2. He can provide value off the field in the clubhouse. Konerko is probably going to be a big league manager one day. He brings a presence to the clubhouse, perhaps filling a void left behind by the departure of Joe Nathan.

On Baseball Prospectus’ Effectively Wild podcast, Sam Miller mentioned that he spoke to players from the Cleveland Indians last year, who spoke about the importance of the role that Jason Giambi played in their clubhouse in 2013. Giambi was a sort of manager proxy, who helped manage the clubhouse without the manager having to always be present. I could see Konerko playing that kind of role in Texas.

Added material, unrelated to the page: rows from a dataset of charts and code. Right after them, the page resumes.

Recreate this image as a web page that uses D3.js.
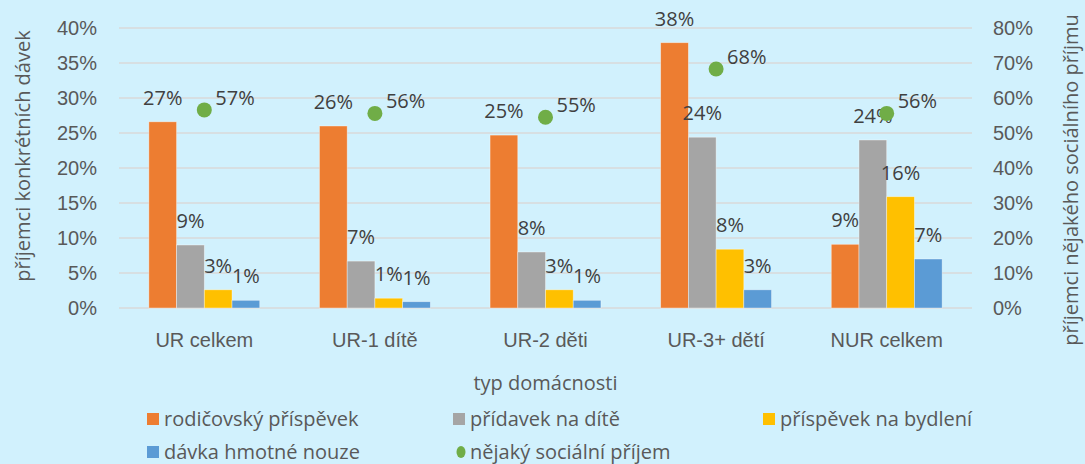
<!DOCTYPE html>
<html>
<head>
<meta charset="utf-8">
<script src="https://cdn.jsdelivr.net/npm/d3@7"></script>
<style>
  body { margin: 0; background: #d1f1fd; }
  svg { display: block; font-family: "Open Sans", "Noto Sans", sans-serif; }
</style>
</head>
<body>
<svg id="chart"></svg>
<script>
// data
var categories = ['UR celkem', 'UR-1 dítě', 'UR-2 děti', 'UR-3+ dětí', 'NUR celkem'];
var seriesNames = ['rodičovský příspěvek', 'přídavek na dítě', 'příspěvek na bydlení', 'dávka hmotné nouze'];
var rodicovsky = [26.6, 26.0, 24.7, 37.9, 9.1];
var pridavek = [9.0, 6.7, 8.0, 24.4, 24.0];
var bydleni = [2.6, 1.4, 2.6, 8.4, 15.9];
var hmotnaNouze = [1.1, 0.9, 1.1, 2.6, 7.0];
var socialniPrijem = [56.6, 55.6, 54.5, 68.3, 55.6];
var dotName = 'nějaký sociální příjem';
var leftTicks = [0, 5, 10, 15, 20, 25, 30, 35, 40];
var rightTicks = [0, 10, 20, 30, 40, 50, 60, 70, 80];
var colors = ['#ED7D31', '#A5A5A5', '#FFC000', '#5B9BD5'];
var dotColor = '#70AD47';

var width = 1085, height = 464;
var plot = { left: 119, right: 972, top: 28, bottom: 308 };
var fontSize = '20px';

var series = [rodicovsky, pridavek, bydleni, hmotnaNouze];

var svg = d3.select('#chart')
    .attr('width', width)
    .attr('height', height);

var x0 = d3.scaleBand()
    .domain(categories)
    .range([plot.left, plot.right])
    .paddingInner(0.35)
    .paddingOuter(0.175);

var x1 = d3.scaleBand()
    .domain(d3.range(series.length))
    .range([0, x0.bandwidth()]);

var yLeft = d3.scaleLinear().domain([0, 40]).range([plot.bottom, plot.top]);
var yRight = d3.scaleLinear().domain([0, 80]).range([plot.bottom, plot.top]);

// gridlines
svg.append('g')
    .selectAll('line')
    .data(leftTicks)
    .enter()
    .append('line')
    .attr('x1', plot.left)
    .attr('x2', plot.right)
    .attr('y1', d => yLeft(d))
    .attr('y2', d => yLeft(d))
    .attr('stroke', '#d9d9d9')
    .attr('stroke-width', 1.5);

// left axis
var leftAxis = svg.append('g')
    .attr('transform', `translate(${plot.left - 22}, 0)`)
    .call(d3.axisLeft(yLeft).tickValues(leftTicks).tickFormat(d => d + '%').tickSize(0).tickPadding(0));
leftAxis.select('.domain').remove();
leftAxis.selectAll('text')
    .attr('fill', '#595959')
    .style('font-size', fontSize)
    .style('font-family', 'inherit');

// right axis
var rightAxis = svg.append('g')
    .attr('transform', `translate(${plot.right + 21}, 0)`)
    .call(d3.axisRight(yRight).tickValues(rightTicks).tickFormat(d => d + '%').tickSize(0).tickPadding(0));
rightAxis.select('.domain').remove();
rightAxis.selectAll('text')
    .attr('fill', '#595959')
    .style('font-size', fontSize)
    .style('font-family', 'inherit');

// category axis
var xAxis = svg.append('g')
    .attr('transform', `translate(0, ${plot.bottom})`)
    .call(d3.axisBottom(x0).tickSize(0).tickPadding(25));
xAxis.select('.domain').remove();
xAxis.selectAll('text')
    .attr('fill', '#595959')
    .style('font-size', fontSize)
    .style('font-family', 'inherit');

// bars
var groups = svg.selectAll('.group')
    .data(categories)
    .enter()
    .append('g')
    .attr('class', 'group')
    .attr('transform', d => `translate(${x0(d)}, 0)`);

groups.selectAll('rect')
    .data((c, i) => series.map((s, j) => ({ j: j, v: s[i] })))
    .enter()
    .append('rect')
    .attr('x', d => x1(d.j))
    .attr('y', d => yLeft(d.v))
    .attr('width', x1.bandwidth())
    .attr('height', d => plot.bottom - yLeft(d.v))
    .attr('fill', d => colors[d.j])
    .attr('stroke', 'rgba(255,255,255,0.5)')
    .attr('stroke-width', 0.75);

groups.selectAll('.bar-label')
    .data((c, i) => series.map((s, j) => ({ j: j, v: s[i] })))
    .enter()
    .append('text')
    .attr('class', 'bar-label')
    .attr('x', d => x1(d.j) + x1.bandwidth() / 2)
    .attr('y', d => yLeft(d.v) - 17)
    .attr('text-anchor', 'middle')
    .attr('fill', '#404040')
    .style('font-size', fontSize)
    .text(d => Math.round(d.v) + '%');

// social income dots (right axis)
svg.selectAll('.dot')
    .data(socialniPrijem)
    .enter()
    .append('circle')
    .attr('class', 'dot')
    .attr('cx', (d, i) => x0(categories[i]) + x0.bandwidth() / 2)
    .attr('cy', d => yRight(d))
    .attr('r', 7.5)
    .attr('fill', dotColor);

svg.selectAll('.dot-label')
    .data(socialniPrijem)
    .enter()
    .append('text')
    .attr('class', 'dot-label')
    .attr('x', (d, i) => x0(categories[i]) + x0.bandwidth() / 2 + 11)
    .attr('y', d => yRight(d) - 5)
    .attr('fill', '#404040')
    .style('font-size', fontSize)
    .text(d => Math.round(d) + '%');

// axis titles
svg.append('text')
    .attr('transform', 'translate(30, 156) rotate(-90)')
    .attr('text-anchor', 'middle')
    .attr('fill', '#595959')
    .style('font-size', fontSize)
    .text('příjemci konkrétních dávek');

svg.append('text')
    .attr('transform', 'translate(1078, 180) rotate(-90)')
    .attr('text-anchor', 'middle')
    .attr('fill', '#595959')
    .style('font-size', fontSize)
    .text('příjemci nějakého sociálního příjmu');

svg.append('text')
    .attr('x', (plot.left + plot.right) / 2)
    .attr('y', 390)
    .attr('text-anchor', 'middle')
    .attr('fill', '#595959')
    .style('font-size', fontSize)
    .text('typ domácnosti');

// legend
var legendItems = [
    { name: seriesNames[0], color: colors[0], x: 147, y: 419, type: 'rect' },
    { name: seriesNames[1], color: colors[1], x: 453, y: 419, type: 'rect' },
    { name: seriesNames[2], color: colors[2], x: 763, y: 419, type: 'rect' },
    { name: seriesNames[3], color: colors[3], x: 147, y: 452, type: 'rect' },
    { name: dotName, color: dotColor, x: 453, y: 452, type: 'dot' }
];

var legend = svg.selectAll('.legend-item')
    .data(legendItems)
    .enter()
    .append('g')
    .attr('class', 'legend-item')
    .attr('transform', d => `translate(${d.x}, ${d.y})`);

legend.filter(d => d.type === 'rect')
    .append('rect')
    .attr('x', 0)
    .attr('y', -6)
    .attr('width', 12)
    .attr('height', 12)
    .attr('fill', d => d.color);

legend.filter(d => d.type === 'dot')
    .append('ellipse')
    .attr('cx', 8)
    .attr('cy', 0)
    .attr('rx', 4.5)
    .attr('ry', 6)
    .attr('fill', d => d.color);

legend.append('text')
    .attr('x', 17)
    .attr('y', 7)
    .attr('fill', '#595959')
    .style('font-size', fontSize)
    .text(d => d.name);
</script>
</body>
</html>
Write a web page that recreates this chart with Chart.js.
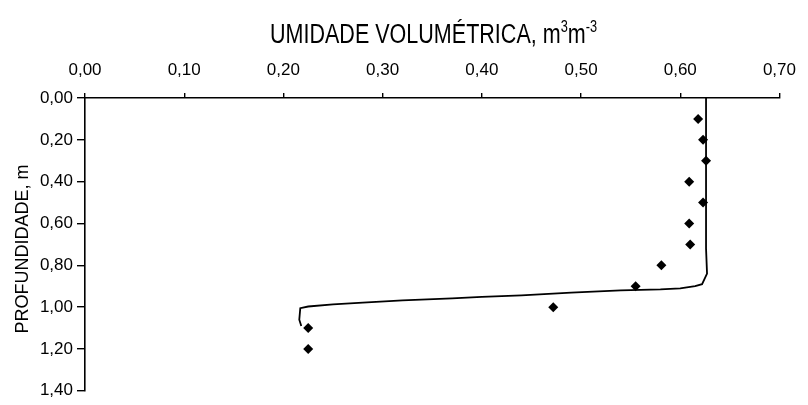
<!DOCTYPE html>
<html>
<head>
<meta charset="utf-8">
<script src="https://cdn.jsdelivr.net/npm/chart.js@4/dist/chart.umd.min.js"></script>
<style>
  html, body { margin: 0; padding: 0; background: #fff; }
  #wrap { width: 808px; height: 405px; }
</style>
</head>
<body>
<div id="wrap"><canvas id="chart"></canvas></div>
<script>
// valores observados (profundidade x umidade)
const depthObs = [0.10, 0.20, 0.30, 0.40, 0.50, 0.60, 0.70, 0.80, 0.90, 1.00, 1.10, 1.20];
const thetaObs = [0.618, 0.623, 0.626, 0.609, 0.623, 0.609, 0.610, 0.581, 0.555, 0.472, 0.225, 0.225];

// curva ajustada
const depthFit = [0.00, 0.72, 0.84, 0.89, 0.90, 0.91, 0.915, 0.92, 0.931, 0.944, 0.951, 0.958, 0.968, 0.978, 0.987, 0.997, 1.005, 1.06, 1.09];
const thetaFit = [0.626, 0.626, 0.627, 0.622, 0.615, 0.600, 0.580, 0.540, 0.490, 0.440, 0.400, 0.370, 0.320, 0.280, 0.250, 0.225, 0.217, 0.216, 0.218];

const xTitle = 'UMIDADE VOLUMÉTRICA, m';
const yTitle = 'PROFUNDIDADE, m';

const fmt = v => Number(v).toFixed(2).replace('.', ',');

// desenha os títulos dos eixos
const titlesPlugin = {
  id: 'titles',
  afterDraw(chart) {
    const ctx = chart.ctx;
    ctx.save();
    ctx.fillStyle = '#000';

    // titulo de cima, com expoentes
    const big = '27px "Liberation Sans", Arial, sans-serif';
    const small = '16px "Liberation Sans", Arial, sans-serif';
    const parts = [
      { t: xTitle, f: big, dy: 0 },
      { t: '3', f: small, dy: -11 },
      { t: 'm', f: big, dy: 0 },
      { t: '-3', f: small, dy: -11 }
    ];
    let total = 0;
    parts.forEach(p => { ctx.font = p.f; p.w = ctx.measureText(p.t).width; total += p.w; });
    const sx = 327 / total;
    ctx.translate(270, 43);
    ctx.scale(sx, 1);
    let x = 0;
    ctx.textBaseline = 'alphabetic';
    ctx.textAlign = 'left';
    parts.forEach(p => {
      ctx.font = p.f;
      ctx.fillText(p.t, x, p.dy);
      x += p.w;
    });
    ctx.restore();

    // titulo lateral
    ctx.save();
    ctx.fillStyle = '#000';
    ctx.font = '18px "Liberation Sans", Arial, sans-serif';
    ctx.translate(28, 249);
    ctx.rotate(-Math.PI / 2);
    ctx.textAlign = 'center';
    ctx.textBaseline = 'alphabetic';
    ctx.fillText(yTitle, 0, 0);
    ctx.restore();
  }
};

const tickFont = { family: '"Liberation Sans", Arial, sans-serif', size: 17 };

new Chart(document.getElementById('chart'), {
  type: 'scatter',
  data: {
    datasets: [
      {
        label: 'Observado',
        data: thetaObs.map((v, i) => ({ x: v, y: depthObs[i] })),
        pointStyle: 'rectRot',
        pointRadius: 5,
        backgroundColor: '#000',
        borderColor: '#000',
        borderWidth: 0
      },
      {
        label: 'Ajustado',
        data: thetaFit.map((v, i) => ({ x: v, y: depthFit[i] })),
        showLine: true,
        pointRadius: 0,
        borderColor: '#000',
        borderWidth: 1.8,
        tension: 0
      }
    ]
  },
  options: {
    responsive: true,
    maintainAspectRatio: false,
    animation: false,
    layout: { padding: { left: 0, top: 0, right: 23, bottom: 10 } },
    plugins: {
      legend: { display: false },
      tooltip: { enabled: false }
    },
    scales: {
      x: {
        type: 'linear',
        position: 'top',
        min: 0,
        max: 0.7,
        afterFit: s => { s.height = 98; },
        border: { display: true, color: '#000', width: 1.6 },
        grid: { drawOnChartArea: false, drawTicks: true, tickLength: 5, color: '#000', lineWidth: 1.4 },
        ticks: {
          stepSize: 0.1,
          color: '#000',
          font: tickFont,
          padding: 12,
          maxRotation: 0,
          callback: v => fmt(v)
        }
      },
      y: {
        type: 'linear',
        position: 'left',
        reverse: true,
        min: 0,
        max: 1.4,
        afterFit: s => { s.width = 85; },
        border: { display: true, color: '#000', width: 1.6 },
        grid: { drawOnChartArea: false, drawTicks: true, tickLength: 8, color: '#000', lineWidth: 1.4 },
        ticks: {
          stepSize: 0.2,
          color: '#000',
          font: tickFont,
          padding: 4,
          callback: v => fmt(v)
        }
      }
    }
  },
  plugins: [titlesPlugin]
});
</script>
</body>
</html>
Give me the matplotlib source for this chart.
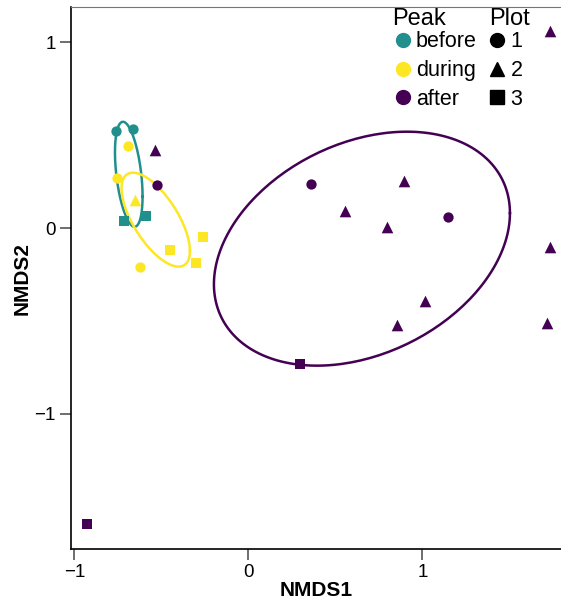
import numpy as np
import matplotlib

matplotlib.use("Agg")
import matplotlib.pyplot as plt
from matplotlib.lines import Line2D

plt.rcParams["font.family"] = ["Liberation Sans", "DejaVu Sans"]

peak_names = ["before", "during", "after"]
peak_colors = {"before": "#21908C", "during": "#FDE725", "after": "#440154"}
plot_names = ["1", "2", "3"]
plot_markers = {"1": "o", "2": "^", "3": "s"}

# site scores
before_x = [-0.761, -0.664, -0.716, -0.589]
before_y = [0.521, 0.532, 0.038, 0.065]
before_plot = ["1", "1", "3", "3"]

during_x = [-0.691, -0.754, -0.652, -0.624, -0.451, -0.263, -0.302]
during_y = [0.441, 0.267, 0.151, -0.211, -0.118, -0.047, -0.186]
during_plot = ["1", "1", "2", "1", "3", "3", "3"]

after_x = [-0.537, -0.528, 0.357, 0.894, 0.555, 1.148, 0.794, 1.733, 1.016, 0.855, 1.714, 0.296, 1.733, -0.926]
after_y = [0.419, 0.231, 0.237, 0.254, 0.093, 0.061, 0.004, -0.104, -0.391, -0.522, -0.509, -0.731, 1.059, -1.591]
after_plot = ["2", "1", "1", "2", "2", "1", "2", "2", "2", "2", "2", "3", "2", "3"]

# dispersion ellipses: centre and (sxx, syy, sxy) shape in data units
ell_center = {"before": (-0.688, 0.289), "during": (-0.533, 0.045), "after": (0.652, -0.111)}
ell_shape = {
    "before": (0.00629, 0.0797, -0.00942),
    "during": (0.03863, 0.06385, -0.03312),
    "after": (0.7235, 0.3957, 0.1627),
}

groups = {
    "before": (before_x, before_y, before_plot),
    "during": (during_x, during_y, during_plot),
    "after": (after_x, after_y, after_plot),
}


def ellipse_path(center, shape, n=200):
    sxx, syy, sxy = shape
    cov = np.array([[sxx, sxy], [sxy, syy]])
    L = np.linalg.cholesky(cov)
    t = np.linspace(0, 2 * np.pi, n)
    pts = L @ np.vstack([np.cos(t), np.sin(t)])
    return center[0] + pts[0], center[1] + pts[1]


W, H = 561, 601
fig = plt.figure(figsize=(W / 100, H / 100), dpi=100)
ax = fig.add_axes([71 / W, 1 - 549 / H, 1 - 71 / W, (549 - 7.3) / H])

for peak in peak_names:
    ex, ey = ellipse_path(ell_center[peak], ell_shape[peak])
    ax.plot(ex, ey, color=peak_colors[peak], linewidth=1.8, zorder=2)

sizes = {"o": 55, "^": 70, "s": 55}
for peak in peak_names:
    xs, ys, pl = groups[peak]
    for x, y, p in zip(xs, ys, pl):
        m = plot_markers[p]
        ax.scatter(x, y, marker=m, s=sizes[m], color=peak_colors[peak], linewidths=0, zorder=3, clip_on=False)

ax.set_xlim(-1.020, 1.796)
ax.set_ylim(-1.726, 1.187)
ax.set_xticks([-1, 0, 1])
ax.set_yticks([-1, 0, 1])
ax.set_xticklabels(["\u22121", "0", "1"])
ax.set_yticklabels(["\u22121", "0", "1"])
ax.tick_params(length=8, width=1.2, color="#555555", labelsize=13.5, pad=3)
ax.spines["right"].set_visible(False)
ax.spines["top"].set_color("#777777")
ax.spines["left"].set_linewidth(1.2)
ax.spines["bottom"].set_linewidth(1.2)
ax.set_xlabel("NMDS1", fontsize=15, fontweight="bold", labelpad=0)
ax.set_ylabel("NMDS2", fontsize=15, fontweight="bold", labelpad=2)

peak_handles = [Line2D([], [], marker="o", linestyle="", markersize=10, color=peak_colors[p]) for p in peak_names]
plot_handles = [Line2D([], [], marker=plot_markers[p], linestyle="", markersize=10, color="black") for p in plot_names]

common = dict(frameon=False, fontsize=15.5, title_fontsize=17, labelspacing=0.36,
              borderpad=0, borderaxespad=0, alignment="left")
leg1 = fig.legend(peak_handles, peak_names, title="Peak", loc="upper left",
                  bbox_to_anchor=(392 / W, 1 - 8 / H), handlelength=1.05, handletextpad=0.05, **common)
leg2 = fig.legend(plot_handles, plot_names, title="Plot", loc="upper left",
                  bbox_to_anchor=(489 / W, 1 - 8 / H), handlelength=0.75, handletextpad=0.25, **common)
for leg in (leg1, leg2):
    leg._legend_box.sep = 1

fig.savefig("out.png", dpi=100)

3. Before his 80 OPS+ season last year, Konerko had posted nine straight seasons with an OPS+ over 100. And even though he will be 38, with a more limited role he could provide some of the power that Texas needs.

Re-sign David Murphy for one year, $5 million

As I was assembling this roster for the 2014 season, I came to a point of needing a left-handed bat to hit off the bench, who could also play the outfield. I have written previously about why Texas should re-sign Murphy, and it held true to me in this case as well.

It was either him, or Raul Ibanez. Considering that Murphy can still play defense without being a total liability, it was an easy choice.

This is a more simplified version of this exercise than you will commonly see. I don’t have Texas signing two or three top free agents and making one or two blockbuster trades. For one thing, I don’t think that fits with the behavior and philosophy of the Rangers’ front office, and secondly, they don’t have to. The 2013 Rangers won 91 games while being decimated by pitcher injuries, and getting almost no production from first base, DH, and left field.

The final product is a team that maintains payroll flexibility (a $6.1 million increase in Opening Day payroll from 2012, or 5%) and dry powder in the farm system while improving at the big league level. I believe this aligns with the objectives of the Rangers as an organization, and most importantly (to me), it might actually happen.